* PROBLEM *
Quote all of the data exactly as given. Skip every picture it contains.

* ENTRIES SHOWN *
○ ○ ○ ○ ○ ○ ○

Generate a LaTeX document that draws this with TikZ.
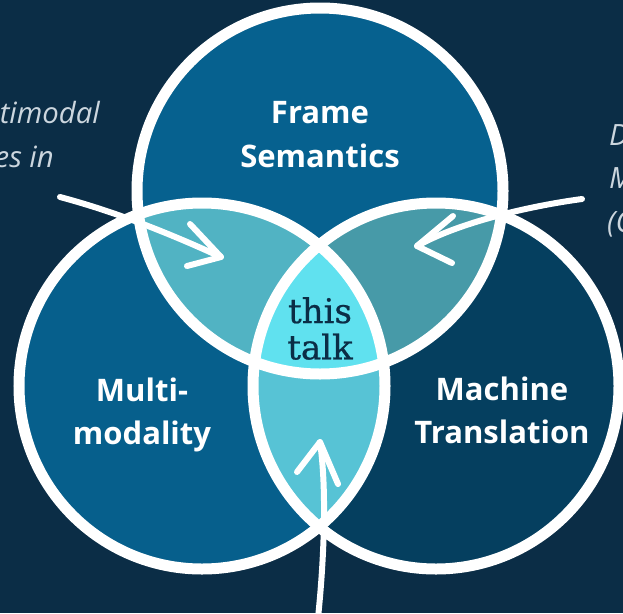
\documentclass[tikz,border=0pt]{standalone}
\usepackage{fontspec}
\setmainfont{Open Sans}
\newfontface\slabfont{DejaVu Serif}[FakeBold=0.6]
\definecolor{bg}{HTML}{0B2D46}
\definecolor{topfill}{HTML}{06618F}
\definecolor{leftfill}{HTML}{065F8C}
\definecolor{rightfill}{HTML}{053F5F}
\definecolor{tlfill}{HTML}{51B3C3}
\definecolor{trfill}{HTML}{479AA8}
\definecolor{lrfill}{HTML}{57C3D5}
\definecolor{midfill}{HTML}{60E1EF}
\definecolor{sidegrey}{HTML}{CCD6DE}
\definecolor{inktext}{HTML}{0B2D46}
\begin{document}
\begin{tikzpicture}[x=0.03cm,y=-0.03cm,
  ring/.style={draw=white,line width=0.33cm},
  lbl/.style={text=white,font=\fontsize{26.5}{37}\selectfont\bfseries,align=center,inner sep=0pt},
  side/.style={text=sidegrey,font=\fontsize{25}{37}\selectfont\itshape,inner sep=0pt},
  pen/.style={draw=white,line width=0.18cm,line cap=round,line join=round}]
\useasboundingbox (0,0) rectangle (623,613);
\clip (0,0) rectangle (623,613);
\fill[bg] (0,0) rectangle (623,613);

% circle centres
\coordinate (T) at (320,191);
\coordinate (L) at (202,386);
\coordinate (R) at (436,386);

% base fills
\fill[topfill]   (T) circle[radius=183];
\fill[leftfill]  (L) circle[radius=183];
\fill[rightfill] (R) circle[radius=183];

% pairwise overlaps
\begin{scope}
  \clip (T) circle[radius=183];
  \fill[tlfill] (L) circle[radius=183];
  \fill[trfill] (R) circle[radius=183];
\end{scope}
\begin{scope}
  \clip (L) circle[radius=183];
  \fill[lrfill] (R) circle[radius=183];
\end{scope}
% triple overlap
\begin{scope}
  \clip (T) circle[radius=183];
  \clip (L) circle[radius=183];
  \fill[midfill] (R) circle[radius=183];
\end{scope}

% white rims
\draw[ring] (T) circle[radius=183];
\draw[ring] (L) circle[radius=183];
\draw[ring] (R) circle[radius=183];

% labels
\node[lbl] (fs) at (320,134.5) {Frame\\Semantics};
\node[lbl] (mm) at (142,415) {Multi-\\modality};
\node[lbl] (mt) at (502,410.5) {Machine\\Translation};
\node[text=inktext,font=\slabfont\fontsize{29}{31}\selectfont,align=center,inner sep=0pt] (tt) at (320,328.5) {this\\talk};

% side notes running off the edges
\node[side,anchor=base east] (l1) at (100,123) {timodal};
\node[side,anchor=base east] (l2) at (54,167) {es in};
\node[side,anchor=base west] (r1) at (609,145) {D};
\node[side,anchor=base west] (r2) at (609,188) {M};
\node[side,anchor=base west] (r3) at (607,232) {(C};

% hand-drawn pointers
\coordinate (a1s) at (60,197);
\coordinate (a1t) at (221,257);
\coordinate (a1u) at (190,224);
\coordinate (a1d) at (187,266);
\draw[pen] (a1s) .. controls (120,213) and (175,236) .. (a1t);
\draw[pen] (a1u) -- (a1t) -- (a1d);

\coordinate (a2s) at (582,199);
\coordinate (a2t) at (417,246);
\coordinate (a2u) at (453,216);
\coordinate (a2d) at (452,263);
\draw[pen] (a2s) .. controls (530,206) and (460,222) .. (a2t);
\draw[pen] (a2u) -- (a2t) -- (a2d);

\coordinate (a3s) at (318,618);
\coordinate (a3t) at (320,442);
\coordinate (a3u) at (297,472);
\coordinate (a3d) at (338,484);
\draw[pen] (a3s) .. controls (324,560) and (327,490) .. (a3t);
\draw[pen] (a3u) -- (a3t) -- (a3d);
\end{tikzpicture}
\end{document}
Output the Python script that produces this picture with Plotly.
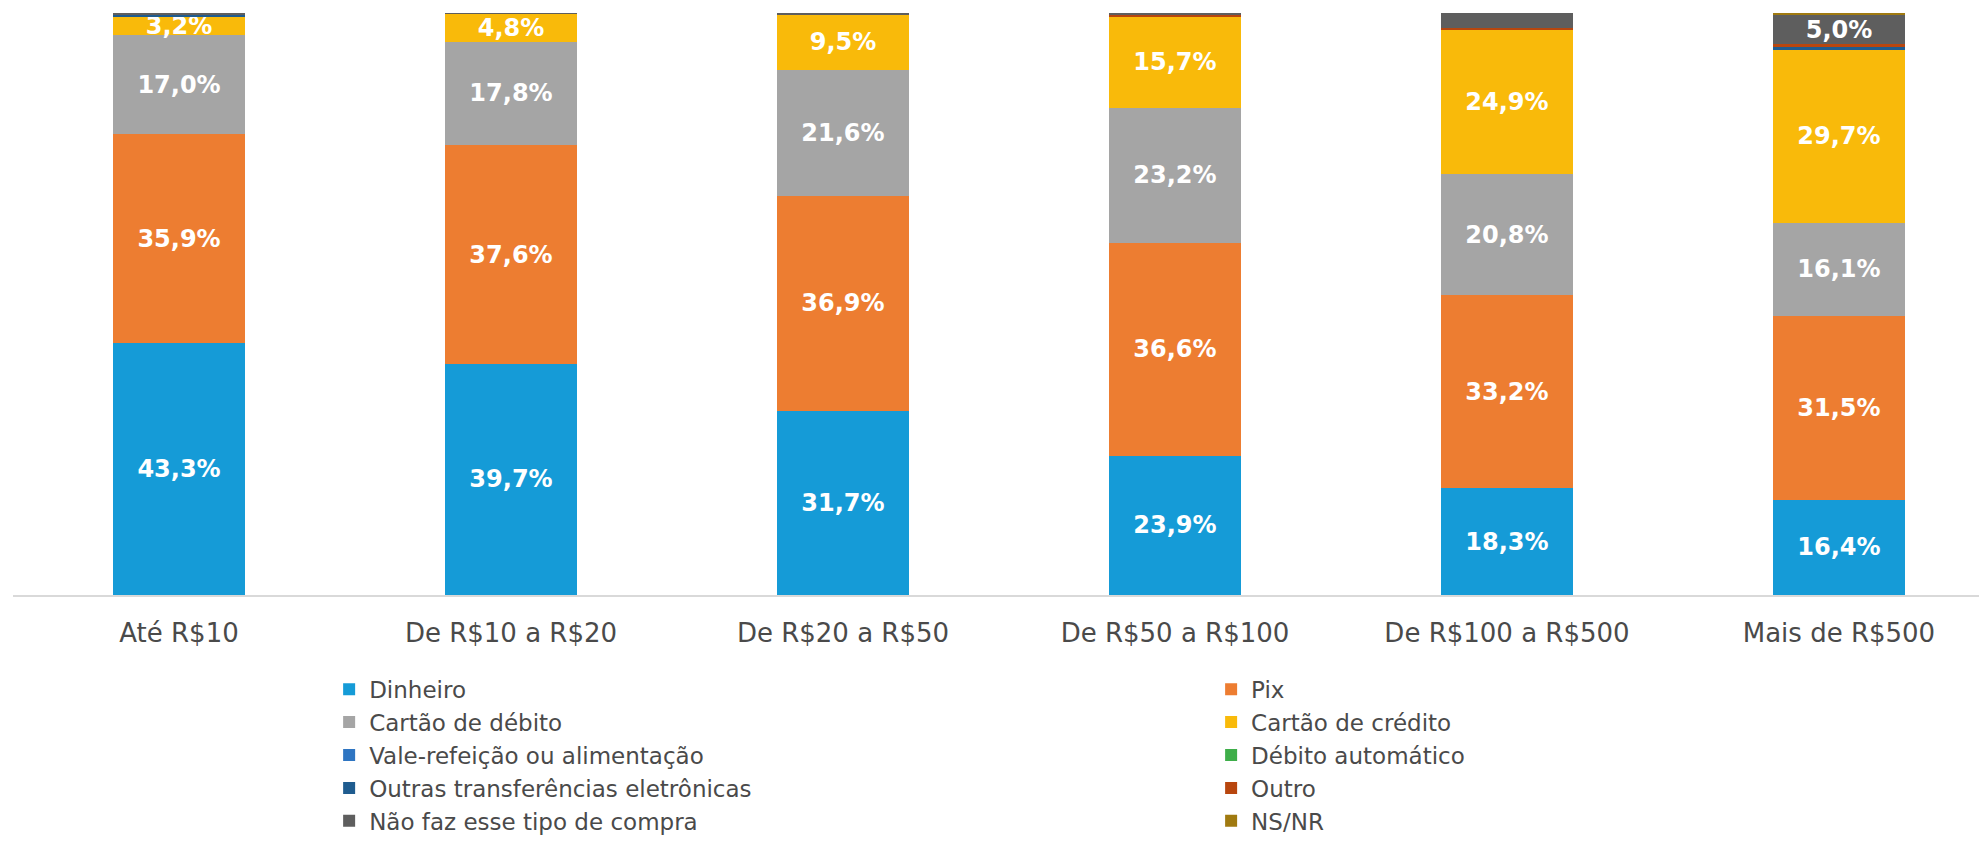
import plotly.graph_objects as go

categories = ["Até R$10", "De R$10 a R$20", "De R$20 a R$50",
              "De R$50 a R$100", "De R$100 a R$500", "Mais de R$500"]

dinheiro = [43.3, 39.7, 31.7, 23.9, 18.3, 16.4]
pix = [35.9, 37.6, 36.9, 36.6, 33.2, 31.5]
cartao_debito = [17.0, 17.8, 21.6, 23.2, 20.8, 16.1]
cartao_credito = [3.2, 4.8, 9.5, 15.7, 24.9, 29.7]
vale_refeicao = [0.0, 0.0, 0.0, 0.0, 0.0, 0.0]
debito_automatico = [0.0, 0.0, 0.0, 0.0, 0.0, 0.0]
outras_transf = [0.3, 0.0, 0.0, 0.0, 0.0, 0.4]
outro = [0.0, 0.0, 0.0, 0.3, 0.2, 0.5]
nao_faz = [0.3, 0.1, 0.3, 0.3, 2.6, 5.0]
ns_nr = [0.0, 0.0, 0.0, 0.0, 0.0, 0.4]

series = [
    ("Dinheiro", dinheiro, "#159BD7"),
    ("Pix", pix, "#ED7D31"),
    ("Cartão de débito", cartao_debito, "#A5A5A5"),
    ("Cartão de crédito", cartao_credito, "#F9BA0A"),
    ("Vale-refeição ou alimentação", vale_refeicao, "#2E75C2"),
    ("Débito automático", debito_automatico, "#3EAE49"),
    ("Outras transferências eletrônicas", outras_transf, "#1F5C8F"),
    ("Outro", outro, "#B8460E"),
    ("Não faz esse tipo de compra", nao_faz, "#5E5E5E"),
    ("NS/NR", ns_nr, "#A07A10"),
]

FONT = "DejaVu Sans"
TXT = "#4A4A4A"

def fmt(v):
    return (f"{v:.1f}".replace(".", ",") + "%") if v >= 3 else ""

fig = go.Figure()
for i, (name, vals, color) in enumerate(series):
    fig.add_trace(go.Bar(
        name=name, x=categories, y=vals,
        legend="legend" if i % 2 == 0 else "legend2",
        marker=dict(color=color, line=dict(width=0)),
        text=[fmt(v) for v in vals],
        texttemplate="%{text}",
        textposition="inside",
        insidetextanchor="middle",
        constraintext="none",
        textangle=0,
        textfont=dict(family=FONT, size=24, color="white", weight="bold"),
        hoverinfo="skip",
    ))

legend_common = dict(
    orientation="v",
    xanchor="left",
    y=-0.125, yanchor="top",
    font=dict(family=FONT, size=23, color=TXT),
    traceorder="normal",
    bgcolor="rgba(0,0,0,0)",
    itemclick=False,
)

fig.update_layout(
    barmode="stack",
    bargap=0.6,
    width=1987, height=843,
    margin=dict(l=5, r=0, t=5, b=256, autoexpand=False),
    paper_bgcolor="white", plot_bgcolor="white",
    font=dict(family=FONT, color=TXT),
    showlegend=True,
    legend=dict(x=0.1595, **legend_common),
    legend2=dict(x=0.6045, **legend_common),
    xaxis=dict(
        range=[-0.5, 5.47],
        showline=True, linecolor="#D9D9D9", linewidth=2,
        showgrid=False, zeroline=False,
        ticks="", ticklabelstandoff=14,
        tickfont=dict(family=FONT, size=26, color=TXT),
    ),
    yaxis=dict(range=[0, 100], visible=False, showgrid=False),
)

fig.write_html("out.html")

○ ○ ○ ○ ○ ○ ○

* TASK SOLUTION *
Generate a LaTeX document that draws this with TikZ.
\documentclass[tikz,border=0pt]{standalone}
\usepackage{fontspec}
\setmainfont{Open Sans}
\newfontface\slabfont{DejaVu Serif}[FakeBold=0.6]
\definecolor{bg}{HTML}{0B2D46}
\definecolor{topfill}{HTML}{06618F}
\definecolor{leftfill}{HTML}{065F8C}
\definecolor{rightfill}{HTML}{053F5F}
\definecolor{tlfill}{HTML}{51B3C3}
\definecolor{trfill}{HTML}{479AA8}
\definecolor{lrfill}{HTML}{57C3D5}
\definecolor{midfill}{HTML}{60E1EF}
\definecolor{sidegrey}{HTML}{CCD6DE}
\definecolor{inktext}{HTML}{0B2D46}
\begin{document}
\begin{tikzpicture}[x=0.03cm,y=-0.03cm,
  ring/.style={draw=white,line width=0.33cm},
  lbl/.style={text=white,font=\fontsize{26.5}{37}\selectfont\bfseries,align=center,inner sep=0pt},
  side/.style={text=sidegrey,font=\fontsize{25}{37}\selectfont\itshape,inner sep=0pt},
  pen/.style={draw=white,line width=0.18cm,line cap=round,line join=round}]
\useasboundingbox (0,0) rectangle (623,613);
\clip (0,0) rectangle (623,613);
\fill[bg] (0,0) rectangle (623,613);

% circle centres
\coordinate (T) at (320,191);
\coordinate (L) at (202,386);
\coordinate (R) at (436,386);

% base fills
\fill[topfill]   (T) circle[radius=183];
\fill[leftfill]  (L) circle[radius=183];
\fill[rightfill] (R) circle[radius=183];

% pairwise overlaps
\begin{scope}
  \clip (T) circle[radius=183];
  \fill[tlfill] (L) circle[radius=183];
  \fill[trfill] (R) circle[radius=183];
\end{scope}
\begin{scope}
  \clip (L) circle[radius=183];
  \fill[lrfill] (R) circle[radius=183];
\end{scope}
% triple overlap
\begin{scope}
  \clip (T) circle[radius=183];
  \clip (L) circle[radius=183];
  \fill[midfill] (R) circle[radius=183];
\end{scope}

% white rims
\draw[ring] (T) circle[radius=183];
\draw[ring] (L) circle[radius=183];
\draw[ring] (R) circle[radius=183];

% labels
\node[lbl] (fs) at (320,134.5) {Frame\\Semantics};
\node[lbl] (mm) at (142,415) {Multi-\\modality};
\node[lbl] (mt) at (502,410.5) {Machine\\Translation};
\node[text=inktext,font=\slabfont\fontsize{29}{31}\selectfont,align=center,inner sep=0pt] (tt) at (320,328.5) {this\\talk};

% side notes running off the edges
\node[side,anchor=base east] (l1) at (100,123) {timodal};
\node[side,anchor=base east] (l2) at (54,167) {es in};
\node[side,anchor=base west] (r1) at (609,145) {D};
\node[side,anchor=base west] (r2) at (609,188) {M};
\node[side,anchor=base west] (r3) at (607,232) {(C};

% hand-drawn pointers
\coordinate (a1s) at (60,197);
\coordinate (a1t) at (221,257);
\coordinate (a1u) at (190,224);
\coordinate (a1d) at (187,266);
\draw[pen] (a1s) .. controls (120,213) and (175,236) .. (a1t);
\draw[pen] (a1u) -- (a1t) -- (a1d);

\coordinate (a2s) at (582,199);
\coordinate (a2t) at (417,246);
\coordinate (a2u) at (453,216);
\coordinate (a2d) at (452,263);
\draw[pen] (a2s) .. controls (530,206) and (460,222) .. (a2t);
\draw[pen] (a2u) -- (a2t) -- (a2d);

\coordinate (a3s) at (318,618);
\coordinate (a3t) at (320,442);
\coordinate (a3u) at (297,472);
\coordinate (a3d) at (338,484);
\draw[pen] (a3s) .. controls (324,560) and (327,490) .. (a3t);
\draw[pen] (a3u) -- (a3t) -- (a3d);
\end{tikzpicture}
\end{document}
Output the Python script that produces this picture with Plotly.
import plotly.graph_objects as go

categories = ["Até R$10", "De R$10 a R$20", "De R$20 a R$50",
              "De R$50 a R$100", "De R$100 a R$500", "Mais de R$500"]

dinheiro = [43.3, 39.7, 31.7, 23.9, 18.3, 16.4]
pix = [35.9, 37.6, 36.9, 36.6, 33.2, 31.5]
cartao_debito = [17.0, 17.8, 21.6, 23.2, 20.8, 16.1]
cartao_credito = [3.2, 4.8, 9.5, 15.7, 24.9, 29.7]
vale_refeicao = [0.0, 0.0, 0.0, 0.0, 0.0, 0.0]
debito_automatico = [0.0, 0.0, 0.0, 0.0, 0.0, 0.0]
outras_transf = [0.3, 0.0, 0.0, 0.0, 0.0, 0.4]
outro = [0.0, 0.0, 0.0, 0.3, 0.2, 0.5]
nao_faz = [0.3, 0.1, 0.3, 0.3, 2.6, 5.0]
ns_nr = [0.0, 0.0, 0.0, 0.0, 0.0, 0.4]

series = [
    ("Dinheiro", dinheiro, "#159BD7"),
    ("Pix", pix, "#ED7D31"),
    ("Cartão de débito", cartao_debito, "#A5A5A5"),
    ("Cartão de crédito", cartao_credito, "#F9BA0A"),
    ("Vale-refeição ou alimentação", vale_refeicao, "#2E75C2"),
    ("Débito automático", debito_automatico, "#3EAE49"),
    ("Outras transferências eletrônicas", outras_transf, "#1F5C8F"),
    ("Outro", outro, "#B8460E"),
    ("Não faz esse tipo de compra", nao_faz, "#5E5E5E"),
    ("NS/NR", ns_nr, "#A07A10"),
]

FONT = "DejaVu Sans"
TXT = "#4A4A4A"

def fmt(v):
    return (f"{v:.1f}".replace(".", ",") + "%") if v >= 3 else ""

fig = go.Figure()
for i, (name, vals, color) in enumerate(series):
    fig.add_trace(go.Bar(
        name=name, x=categories, y=vals,
        legend="legend" if i % 2 == 0 else "legend2",
        marker=dict(color=color, line=dict(width=0)),
        text=[fmt(v) for v in vals],
        texttemplate="%{text}",
        textposition="inside",
        insidetextanchor="middle",
        constraintext="none",
        textangle=0,
        textfont=dict(family=FONT, size=24, color="white", weight="bold"),
        hoverinfo="skip",
    ))

legend_common = dict(
    orientation="v",
    xanchor="left",
    y=-0.125, yanchor="top",
    font=dict(family=FONT, size=23, color=TXT),
    traceorder="normal",
    bgcolor="rgba(0,0,0,0)",
    itemclick=False,
)

fig.update_layout(
    barmode="stack",
    bargap=0.6,
    width=1987, height=843,
    margin=dict(l=5, r=0, t=5, b=256, autoexpand=False),
    paper_bgcolor="white", plot_bgcolor="white",
    font=dict(family=FONT, color=TXT),
    showlegend=True,
    legend=dict(x=0.1595, **legend_common),
    legend2=dict(x=0.6045, **legend_common),
    xaxis=dict(
        range=[-0.5, 5.47],
        showline=True, linecolor="#D9D9D9", linewidth=2,
        showgrid=False, zeroline=False,
        ticks="", ticklabelstandoff=14,
        tickfont=dict(family=FONT, size=26, color=TXT),
    ),
    yaxis=dict(range=[0, 100], visible=False, showgrid=False),
)

fig.write_html("out.html")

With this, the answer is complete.